I accept that Tokyo as a whole is not a beautiful city like Sydney, or Stockholm or San Francisco, but it is as charming as it is peculiar, like a beautiful woman holding a ferret dressed as Pikachu. It is as exciting as it is awkward, like falling in love with your best friend's mother.

Yet the Safe Cities Index, while naming Tokyo number one, does not allow for the health of its gardens, the quality of its architecture, or the joy of its culture. It does not include the beauty of its haiku or the strength of its Sumos, the intelligence of its public transport or the integrity of its station attendants. The Safe Cities Index measures neither Tokyo's wit nor its peculiarity, neither its treatment of tourists, nor its downright weirdness, it measures everything in short, except that which makes Tokyo worthwhile.

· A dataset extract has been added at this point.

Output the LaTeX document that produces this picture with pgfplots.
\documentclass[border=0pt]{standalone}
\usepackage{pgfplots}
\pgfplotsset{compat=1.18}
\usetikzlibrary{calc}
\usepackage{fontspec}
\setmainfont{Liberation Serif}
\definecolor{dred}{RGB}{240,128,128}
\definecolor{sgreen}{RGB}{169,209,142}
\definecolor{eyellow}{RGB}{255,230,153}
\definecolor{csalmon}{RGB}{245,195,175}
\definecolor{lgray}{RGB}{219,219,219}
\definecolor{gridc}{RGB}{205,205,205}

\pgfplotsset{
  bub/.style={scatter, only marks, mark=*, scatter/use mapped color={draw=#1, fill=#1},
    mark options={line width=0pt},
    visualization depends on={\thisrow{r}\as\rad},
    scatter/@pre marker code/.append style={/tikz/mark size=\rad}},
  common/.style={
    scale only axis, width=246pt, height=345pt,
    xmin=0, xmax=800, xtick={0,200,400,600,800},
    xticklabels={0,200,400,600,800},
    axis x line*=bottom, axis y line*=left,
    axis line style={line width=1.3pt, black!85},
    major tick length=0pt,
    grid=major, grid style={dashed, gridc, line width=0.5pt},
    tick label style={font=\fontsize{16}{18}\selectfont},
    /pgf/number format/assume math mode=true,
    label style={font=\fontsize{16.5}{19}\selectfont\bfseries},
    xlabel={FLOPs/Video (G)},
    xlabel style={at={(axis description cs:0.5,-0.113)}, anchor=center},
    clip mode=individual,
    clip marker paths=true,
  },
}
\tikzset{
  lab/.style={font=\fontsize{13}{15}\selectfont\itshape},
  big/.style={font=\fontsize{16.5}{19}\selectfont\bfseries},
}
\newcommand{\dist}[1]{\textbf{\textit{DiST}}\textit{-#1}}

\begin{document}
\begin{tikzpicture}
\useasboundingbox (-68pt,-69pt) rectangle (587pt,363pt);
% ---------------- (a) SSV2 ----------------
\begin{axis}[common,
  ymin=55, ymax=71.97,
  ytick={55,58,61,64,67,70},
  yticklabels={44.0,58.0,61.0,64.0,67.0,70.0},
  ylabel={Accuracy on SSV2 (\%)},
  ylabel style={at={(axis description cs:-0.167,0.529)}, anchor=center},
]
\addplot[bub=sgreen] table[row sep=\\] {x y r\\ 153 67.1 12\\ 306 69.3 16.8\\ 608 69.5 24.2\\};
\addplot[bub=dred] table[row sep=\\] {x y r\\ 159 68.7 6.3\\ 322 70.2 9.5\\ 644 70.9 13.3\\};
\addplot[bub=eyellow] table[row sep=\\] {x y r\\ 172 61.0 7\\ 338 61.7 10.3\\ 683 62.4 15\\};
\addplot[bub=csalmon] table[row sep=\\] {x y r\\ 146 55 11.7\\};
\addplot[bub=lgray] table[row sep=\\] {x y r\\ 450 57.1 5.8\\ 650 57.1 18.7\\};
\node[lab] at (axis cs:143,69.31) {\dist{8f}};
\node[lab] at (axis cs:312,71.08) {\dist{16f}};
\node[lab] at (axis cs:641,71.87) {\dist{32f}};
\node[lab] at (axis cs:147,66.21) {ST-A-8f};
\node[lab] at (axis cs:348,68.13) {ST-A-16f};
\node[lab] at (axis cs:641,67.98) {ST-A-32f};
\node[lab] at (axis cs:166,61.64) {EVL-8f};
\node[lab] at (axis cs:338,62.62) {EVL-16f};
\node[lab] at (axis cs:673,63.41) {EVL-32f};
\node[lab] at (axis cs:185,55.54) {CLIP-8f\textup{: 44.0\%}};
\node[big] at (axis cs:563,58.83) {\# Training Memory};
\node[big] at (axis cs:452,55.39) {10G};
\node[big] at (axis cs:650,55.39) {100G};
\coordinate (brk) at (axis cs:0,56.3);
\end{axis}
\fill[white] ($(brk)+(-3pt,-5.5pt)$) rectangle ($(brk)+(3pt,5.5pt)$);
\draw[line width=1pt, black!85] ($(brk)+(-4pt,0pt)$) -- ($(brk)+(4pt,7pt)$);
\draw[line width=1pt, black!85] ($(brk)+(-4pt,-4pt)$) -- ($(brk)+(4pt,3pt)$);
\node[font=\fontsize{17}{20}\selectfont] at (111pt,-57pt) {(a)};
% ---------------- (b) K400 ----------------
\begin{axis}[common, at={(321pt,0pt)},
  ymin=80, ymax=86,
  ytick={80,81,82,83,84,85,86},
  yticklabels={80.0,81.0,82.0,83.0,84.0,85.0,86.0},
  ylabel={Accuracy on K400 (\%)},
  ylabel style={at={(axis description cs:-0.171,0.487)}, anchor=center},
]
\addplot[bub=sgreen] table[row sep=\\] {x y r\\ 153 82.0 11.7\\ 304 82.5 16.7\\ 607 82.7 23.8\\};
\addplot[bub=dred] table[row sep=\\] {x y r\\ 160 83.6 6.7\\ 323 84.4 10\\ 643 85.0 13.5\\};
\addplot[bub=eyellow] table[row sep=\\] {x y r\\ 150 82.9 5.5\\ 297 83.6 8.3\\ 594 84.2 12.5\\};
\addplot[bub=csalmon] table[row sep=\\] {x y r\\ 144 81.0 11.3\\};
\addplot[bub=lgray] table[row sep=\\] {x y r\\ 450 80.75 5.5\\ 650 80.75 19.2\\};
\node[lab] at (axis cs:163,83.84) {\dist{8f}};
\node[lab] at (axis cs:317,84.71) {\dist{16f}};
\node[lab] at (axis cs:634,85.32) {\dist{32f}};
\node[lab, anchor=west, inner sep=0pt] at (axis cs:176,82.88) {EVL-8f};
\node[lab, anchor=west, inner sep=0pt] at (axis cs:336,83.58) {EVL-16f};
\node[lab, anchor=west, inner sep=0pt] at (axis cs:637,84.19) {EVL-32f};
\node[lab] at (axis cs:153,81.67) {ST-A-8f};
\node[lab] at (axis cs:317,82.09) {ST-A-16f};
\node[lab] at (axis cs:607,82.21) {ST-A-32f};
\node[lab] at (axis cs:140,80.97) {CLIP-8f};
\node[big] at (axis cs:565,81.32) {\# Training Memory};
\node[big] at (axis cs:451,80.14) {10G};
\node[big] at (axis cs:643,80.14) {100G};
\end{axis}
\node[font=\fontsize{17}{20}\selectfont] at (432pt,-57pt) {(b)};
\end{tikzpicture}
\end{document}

Do I love Tokyo? Absolutely. Is it because it is now the world's safest city? It is but one small factor.



(Photograph from here)


(Photograph from here)

In case you are interested the Top 5 cities were Tokyo, Singapore, Osaka, Stockholm and Amsterdam (with my own hometown Sydney coming in at Number 6). And in case you are interested the Bottom 5 cities were Jakarta, Tehran, Ho Chin Min city, Johannesburg, and Riyadh.